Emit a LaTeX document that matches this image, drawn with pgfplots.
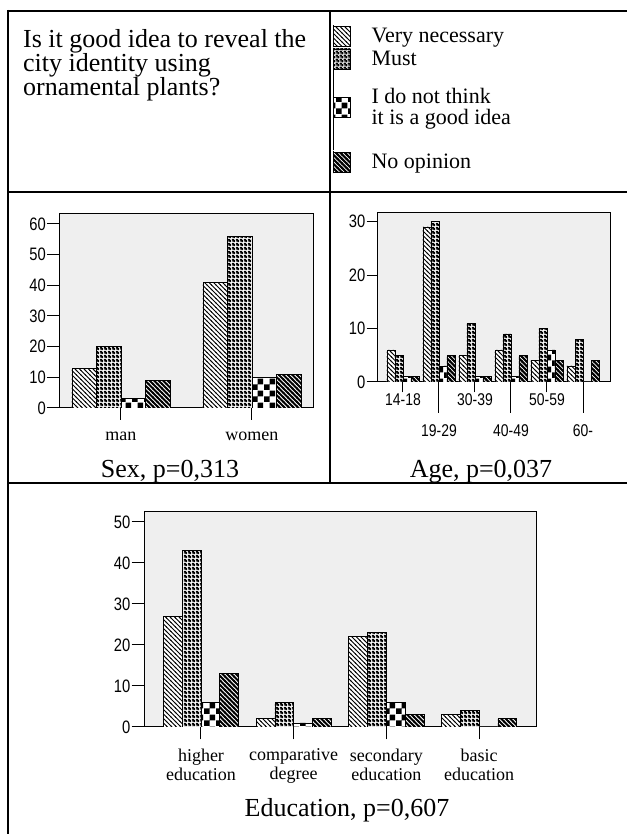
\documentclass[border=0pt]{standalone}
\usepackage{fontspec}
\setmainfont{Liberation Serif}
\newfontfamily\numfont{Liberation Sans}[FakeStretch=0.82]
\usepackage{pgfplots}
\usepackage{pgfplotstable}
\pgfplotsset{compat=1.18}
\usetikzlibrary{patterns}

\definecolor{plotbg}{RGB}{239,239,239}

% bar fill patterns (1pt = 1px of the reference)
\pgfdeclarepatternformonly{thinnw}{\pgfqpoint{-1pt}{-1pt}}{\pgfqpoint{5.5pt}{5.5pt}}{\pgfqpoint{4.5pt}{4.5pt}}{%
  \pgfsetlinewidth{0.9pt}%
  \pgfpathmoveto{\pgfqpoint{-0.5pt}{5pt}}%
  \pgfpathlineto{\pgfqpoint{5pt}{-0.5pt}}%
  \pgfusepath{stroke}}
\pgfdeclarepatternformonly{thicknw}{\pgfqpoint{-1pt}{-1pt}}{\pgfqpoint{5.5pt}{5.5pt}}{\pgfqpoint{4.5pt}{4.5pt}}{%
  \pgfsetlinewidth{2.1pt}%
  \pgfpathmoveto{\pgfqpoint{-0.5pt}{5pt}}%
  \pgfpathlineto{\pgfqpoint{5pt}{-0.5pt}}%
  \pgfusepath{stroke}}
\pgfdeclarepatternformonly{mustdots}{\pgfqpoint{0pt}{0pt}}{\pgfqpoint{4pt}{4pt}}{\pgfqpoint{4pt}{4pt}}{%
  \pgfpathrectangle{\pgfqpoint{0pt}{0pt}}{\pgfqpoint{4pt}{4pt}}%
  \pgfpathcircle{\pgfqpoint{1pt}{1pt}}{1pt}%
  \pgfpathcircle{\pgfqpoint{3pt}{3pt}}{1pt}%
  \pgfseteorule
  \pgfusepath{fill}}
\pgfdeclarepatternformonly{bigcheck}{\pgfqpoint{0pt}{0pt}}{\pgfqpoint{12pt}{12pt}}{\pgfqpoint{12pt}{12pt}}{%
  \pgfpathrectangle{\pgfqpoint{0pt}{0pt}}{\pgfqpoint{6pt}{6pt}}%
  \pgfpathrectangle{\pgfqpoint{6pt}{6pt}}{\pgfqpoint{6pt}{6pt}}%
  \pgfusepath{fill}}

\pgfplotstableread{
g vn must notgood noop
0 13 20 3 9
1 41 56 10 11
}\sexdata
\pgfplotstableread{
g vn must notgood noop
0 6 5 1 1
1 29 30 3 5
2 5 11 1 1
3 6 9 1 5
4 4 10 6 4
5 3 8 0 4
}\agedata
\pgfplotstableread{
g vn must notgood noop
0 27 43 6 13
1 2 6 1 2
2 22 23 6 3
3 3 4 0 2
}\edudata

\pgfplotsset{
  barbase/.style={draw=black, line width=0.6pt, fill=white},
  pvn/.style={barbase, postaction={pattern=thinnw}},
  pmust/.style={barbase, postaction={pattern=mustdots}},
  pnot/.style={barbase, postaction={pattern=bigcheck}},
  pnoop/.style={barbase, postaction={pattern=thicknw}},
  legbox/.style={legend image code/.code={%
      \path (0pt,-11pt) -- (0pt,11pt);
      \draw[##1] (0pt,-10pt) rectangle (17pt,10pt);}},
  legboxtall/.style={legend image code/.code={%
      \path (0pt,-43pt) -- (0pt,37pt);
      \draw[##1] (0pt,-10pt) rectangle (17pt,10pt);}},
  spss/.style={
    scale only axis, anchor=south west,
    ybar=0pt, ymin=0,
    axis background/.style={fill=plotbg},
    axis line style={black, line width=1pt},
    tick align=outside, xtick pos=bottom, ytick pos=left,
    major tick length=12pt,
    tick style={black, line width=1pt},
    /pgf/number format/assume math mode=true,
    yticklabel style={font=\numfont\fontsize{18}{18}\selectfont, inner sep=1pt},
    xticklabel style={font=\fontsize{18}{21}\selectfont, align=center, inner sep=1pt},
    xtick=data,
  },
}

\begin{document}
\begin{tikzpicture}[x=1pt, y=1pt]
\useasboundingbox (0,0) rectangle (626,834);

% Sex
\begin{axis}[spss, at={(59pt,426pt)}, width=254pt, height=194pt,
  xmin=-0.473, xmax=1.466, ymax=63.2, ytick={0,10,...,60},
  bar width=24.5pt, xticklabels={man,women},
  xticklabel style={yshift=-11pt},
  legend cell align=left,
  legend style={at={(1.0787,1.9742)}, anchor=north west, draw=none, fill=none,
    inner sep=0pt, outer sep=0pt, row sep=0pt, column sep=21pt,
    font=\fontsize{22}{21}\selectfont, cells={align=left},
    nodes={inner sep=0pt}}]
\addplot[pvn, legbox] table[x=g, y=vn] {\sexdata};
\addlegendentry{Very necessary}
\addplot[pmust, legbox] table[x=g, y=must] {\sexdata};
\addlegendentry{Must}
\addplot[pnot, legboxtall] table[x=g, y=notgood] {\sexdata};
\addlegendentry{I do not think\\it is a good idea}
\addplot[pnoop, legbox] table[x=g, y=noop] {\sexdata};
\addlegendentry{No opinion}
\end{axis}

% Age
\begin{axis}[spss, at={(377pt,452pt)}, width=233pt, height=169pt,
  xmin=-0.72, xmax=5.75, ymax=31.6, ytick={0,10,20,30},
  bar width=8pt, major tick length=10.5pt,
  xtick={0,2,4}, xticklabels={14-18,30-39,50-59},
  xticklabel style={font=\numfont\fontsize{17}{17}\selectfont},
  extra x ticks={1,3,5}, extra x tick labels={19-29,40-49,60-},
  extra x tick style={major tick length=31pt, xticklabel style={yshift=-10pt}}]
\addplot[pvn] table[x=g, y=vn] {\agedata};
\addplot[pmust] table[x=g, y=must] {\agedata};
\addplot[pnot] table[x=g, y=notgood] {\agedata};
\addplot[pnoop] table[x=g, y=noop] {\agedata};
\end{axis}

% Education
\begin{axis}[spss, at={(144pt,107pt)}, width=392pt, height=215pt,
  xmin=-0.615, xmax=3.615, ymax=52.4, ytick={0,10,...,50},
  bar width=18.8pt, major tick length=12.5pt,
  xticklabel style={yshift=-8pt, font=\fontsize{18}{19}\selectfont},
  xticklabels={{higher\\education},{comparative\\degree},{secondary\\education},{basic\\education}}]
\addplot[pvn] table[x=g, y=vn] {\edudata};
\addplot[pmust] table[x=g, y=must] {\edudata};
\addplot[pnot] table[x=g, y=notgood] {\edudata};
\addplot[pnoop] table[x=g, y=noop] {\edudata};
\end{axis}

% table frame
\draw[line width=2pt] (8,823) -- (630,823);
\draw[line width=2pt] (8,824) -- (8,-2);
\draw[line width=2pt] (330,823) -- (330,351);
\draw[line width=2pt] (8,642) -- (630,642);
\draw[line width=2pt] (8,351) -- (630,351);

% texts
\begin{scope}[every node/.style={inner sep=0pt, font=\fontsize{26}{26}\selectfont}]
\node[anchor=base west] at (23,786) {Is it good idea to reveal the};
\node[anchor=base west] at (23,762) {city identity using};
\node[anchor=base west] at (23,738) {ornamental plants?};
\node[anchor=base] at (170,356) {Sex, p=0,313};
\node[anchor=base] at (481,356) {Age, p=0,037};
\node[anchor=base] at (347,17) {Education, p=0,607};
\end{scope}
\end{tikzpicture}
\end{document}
• • • • • • •
**Set task**
Without the pictures, print the whole listing exactly as given.

**Exercise result**
Emit a LaTeX document that matches this image, drawn with pgfplots.
\documentclass[border=0pt]{standalone}
\usepackage{fontspec}
\setmainfont{Liberation Serif}
\newfontfamily\numfont{Liberation Sans}[FakeStretch=0.82]
\usepackage{pgfplots}
\usepackage{pgfplotstable}
\pgfplotsset{compat=1.18}
\usetikzlibrary{patterns}

\definecolor{plotbg}{RGB}{239,239,239}

% bar fill patterns (1pt = 1px of the reference)
\pgfdeclarepatternformonly{thinnw}{\pgfqpoint{-1pt}{-1pt}}{\pgfqpoint{5.5pt}{5.5pt}}{\pgfqpoint{4.5pt}{4.5pt}}{%
  \pgfsetlinewidth{0.9pt}%
  \pgfpathmoveto{\pgfqpoint{-0.5pt}{5pt}}%
  \pgfpathlineto{\pgfqpoint{5pt}{-0.5pt}}%
  \pgfusepath{stroke}}
\pgfdeclarepatternformonly{thicknw}{\pgfqpoint{-1pt}{-1pt}}{\pgfqpoint{5.5pt}{5.5pt}}{\pgfqpoint{4.5pt}{4.5pt}}{%
  \pgfsetlinewidth{2.1pt}%
  \pgfpathmoveto{\pgfqpoint{-0.5pt}{5pt}}%
  \pgfpathlineto{\pgfqpoint{5pt}{-0.5pt}}%
  \pgfusepath{stroke}}
\pgfdeclarepatternformonly{mustdots}{\pgfqpoint{0pt}{0pt}}{\pgfqpoint{4pt}{4pt}}{\pgfqpoint{4pt}{4pt}}{%
  \pgfpathrectangle{\pgfqpoint{0pt}{0pt}}{\pgfqpoint{4pt}{4pt}}%
  \pgfpathcircle{\pgfqpoint{1pt}{1pt}}{1pt}%
  \pgfpathcircle{\pgfqpoint{3pt}{3pt}}{1pt}%
  \pgfseteorule
  \pgfusepath{fill}}
\pgfdeclarepatternformonly{bigcheck}{\pgfqpoint{0pt}{0pt}}{\pgfqpoint{12pt}{12pt}}{\pgfqpoint{12pt}{12pt}}{%
  \pgfpathrectangle{\pgfqpoint{0pt}{0pt}}{\pgfqpoint{6pt}{6pt}}%
  \pgfpathrectangle{\pgfqpoint{6pt}{6pt}}{\pgfqpoint{6pt}{6pt}}%
  \pgfusepath{fill}}

\pgfplotstableread{
g vn must notgood noop
0 13 20 3 9
1 41 56 10 11
}\sexdata
\pgfplotstableread{
g vn must notgood noop
0 6 5 1 1
1 29 30 3 5
2 5 11 1 1
3 6 9 1 5
4 4 10 6 4
5 3 8 0 4
}\agedata
\pgfplotstableread{
g vn must notgood noop
0 27 43 6 13
1 2 6 1 2
2 22 23 6 3
3 3 4 0 2
}\edudata

\pgfplotsset{
  barbase/.style={draw=black, line width=0.6pt, fill=white},
  pvn/.style={barbase, postaction={pattern=thinnw}},
  pmust/.style={barbase, postaction={pattern=mustdots}},
  pnot/.style={barbase, postaction={pattern=bigcheck}},
  pnoop/.style={barbase, postaction={pattern=thicknw}},
  legbox/.style={legend image code/.code={%
      \path (0pt,-11pt) -- (0pt,11pt);
      \draw[##1] (0pt,-10pt) rectangle (17pt,10pt);}},
  legboxtall/.style={legend image code/.code={%
      \path (0pt,-43pt) -- (0pt,37pt);
      \draw[##1] (0pt,-10pt) rectangle (17pt,10pt);}},
  spss/.style={
    scale only axis, anchor=south west,
    ybar=0pt, ymin=0,
    axis background/.style={fill=plotbg},
    axis line style={black, line width=1pt},
    tick align=outside, xtick pos=bottom, ytick pos=left,
    major tick length=12pt,
    tick style={black, line width=1pt},
    /pgf/number format/assume math mode=true,
    yticklabel style={font=\numfont\fontsize{18}{18}\selectfont, inner sep=1pt},
    xticklabel style={font=\fontsize{18}{21}\selectfont, align=center, inner sep=1pt},
    xtick=data,
  },
}

\begin{document}
\begin{tikzpicture}[x=1pt, y=1pt]
\useasboundingbox (0,0) rectangle (626,834);

% Sex
\begin{axis}[spss, at={(59pt,426pt)}, width=254pt, height=194pt,
  xmin=-0.473, xmax=1.466, ymax=63.2, ytick={0,10,...,60},
  bar width=24.5pt, xticklabels={man,women},
  xticklabel style={yshift=-11pt},
  legend cell align=left,
  legend style={at={(1.0787,1.9742)}, anchor=north west, draw=none, fill=none,
    inner sep=0pt, outer sep=0pt, row sep=0pt, column sep=21pt,
    font=\fontsize{22}{21}\selectfont, cells={align=left},
    nodes={inner sep=0pt}}]
\addplot[pvn, legbox] table[x=g, y=vn] {\sexdata};
\addlegendentry{Very necessary}
\addplot[pmust, legbox] table[x=g, y=must] {\sexdata};
\addlegendentry{Must}
\addplot[pnot, legboxtall] table[x=g, y=notgood] {\sexdata};
\addlegendentry{I do not think\\it is a good idea}
\addplot[pnoop, legbox] table[x=g, y=noop] {\sexdata};
\addlegendentry{No opinion}
\end{axis}

% Age
\begin{axis}[spss, at={(377pt,452pt)}, width=233pt, height=169pt,
  xmin=-0.72, xmax=5.75, ymax=31.6, ytick={0,10,20,30},
  bar width=8pt, major tick length=10.5pt,
  xtick={0,2,4}, xticklabels={14-18,30-39,50-59},
  xticklabel style={font=\numfont\fontsize{17}{17}\selectfont},
  extra x ticks={1,3,5}, extra x tick labels={19-29,40-49,60-},
  extra x tick style={major tick length=31pt, xticklabel style={yshift=-10pt}}]
\addplot[pvn] table[x=g, y=vn] {\agedata};
\addplot[pmust] table[x=g, y=must] {\agedata};
\addplot[pnot] table[x=g, y=notgood] {\agedata};
\addplot[pnoop] table[x=g, y=noop] {\agedata};
\end{axis}

% Education
\begin{axis}[spss, at={(144pt,107pt)}, width=392pt, height=215pt,
  xmin=-0.615, xmax=3.615, ymax=52.4, ytick={0,10,...,50},
  bar width=18.8pt, major tick length=12.5pt,
  xticklabel style={yshift=-8pt, font=\fontsize{18}{19}\selectfont},
  xticklabels={{higher\\education},{comparative\\degree},{secondary\\education},{basic\\education}}]
\addplot[pvn] table[x=g, y=vn] {\edudata};
\addplot[pmust] table[x=g, y=must] {\edudata};
\addplot[pnot] table[x=g, y=notgood] {\edudata};
\addplot[pnoop] table[x=g, y=noop] {\edudata};
\end{axis}

% table frame
\draw[line width=2pt] (8,823) -- (630,823);
\draw[line width=2pt] (8,824) -- (8,-2);
\draw[line width=2pt] (330,823) -- (330,351);
\draw[line width=2pt] (8,642) -- (630,642);
\draw[line width=2pt] (8,351) -- (630,351);

% texts
\begin{scope}[every node/.style={inner sep=0pt, font=\fontsize{26}{26}\selectfont}]
\node[anchor=base west] at (23,786) {Is it good idea to reveal the};
\node[anchor=base west] at (23,762) {city identity using};
\node[anchor=base west] at (23,738) {ornamental plants?};
\node[anchor=base] at (170,356) {Sex, p=0,313};
\node[anchor=base] at (481,356) {Age, p=0,037};
\node[anchor=base] at (347,17) {Education, p=0,607};
\end{scope}
\end{tikzpicture}
\end{document}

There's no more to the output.